I was raised near the shoreline of Lake Erie. We Clevelanders celebrate the lake and enjoy what this part of the Great Lakes region has to offer. Even in winter when the ice-encrusted fist of a wind from the Canadian north knifes into Cleveland.
The Lake Erie shoreline might mark the coldest spots in Greater Cleveland. If the air temperature does not get you to tighten the collar of your parka around your neck, the wind chill will do it.
Still, the beauty of the beach at winter calls. So much so, photographer Rich Geyser and I ventured to the water's edge to see who else wanted to see such beauty or simply walk through the spray of a seeming angry Lake Erie. We were not disappointed. Lake Erie was kicking up her cold heels. And there were people at the city's Cleveland Metroparks Edgewater Beach.
"We take it in stride and keep on going," said Eliza Ter-arutyunov as she focused her camera on waves rolling to the sandy shore. She was not alone at the beach. There were others who bicycled through, tucking their chins as they pedaled into the wind. There were construction workers, too. About 100 yards from the lake, they worked bobcats and other pieces of machinery to dig trenches, paving the way for renovations to the park.
However, the construction workers had to be there. And they were being paid for their efforts. But the others walked the Lake Erie shoreline for pleasure. With temperatures below the freezing mark, they simply bundled up and took either pictures with their cameras or recorded the images in their brains.
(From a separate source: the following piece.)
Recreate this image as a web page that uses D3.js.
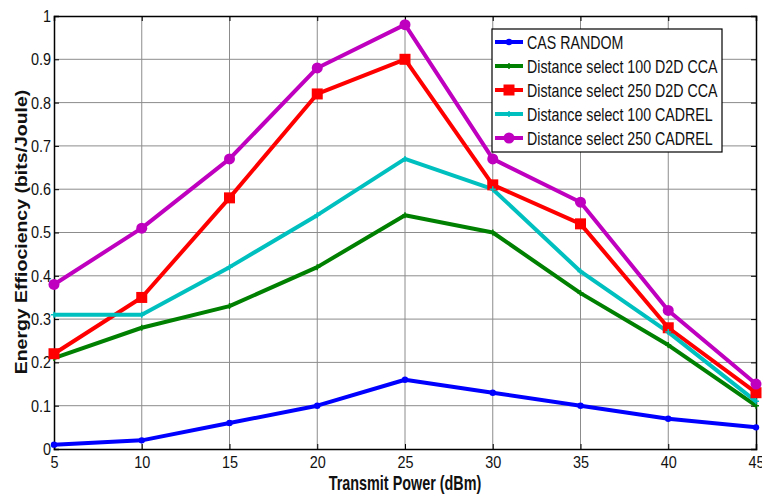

"The lake is very different every time you come and look at it," said Zack Hoon, who is part of an art gallery where he often shows the photographs he takes. Today, he is without his camera; just enjoying a walk near the waterline.
Miles away at the state-run Headlands Beach in Mentor, Lake Erie seems more ferocious. In a swirling wind where snow is flying horizontally at times, there is a roar to the waves of the lake. Photographer Rich and I try to shield our faces from the wind, but it is difficult because the wind seems all-around.
Still, we work through the cold. Rich stops at times to warm his hands which are cold. He works barehanded to be able to adjust the controls of his camera more easily. I am reminded of the images I have seen of Hurricane Sandy roaring ashore in New Jersey several years ago. The intensity of the wind is not at that level, but the images we see remind me of Sandy.
At Headlands, in the distance, we saw a man walking across the beach. He was alone as he stepped toward the water itself. He walked within inches of the waves roaring ashore. Dressed in a parka with its hood tightened around his neck, the man did not seem to notice us. He was an unnamed soul who seemed to find a solace as he walked on the beach.
Rich’s camera took in his movements until the man disappeared in the lake spray, snow, and fog which seemed to cover everything. It was a beautiful sight.
I like Cleveland’s beaches at winter. At times, the scene is rough. And tough. And with a cold weather beauty which is breathtaking.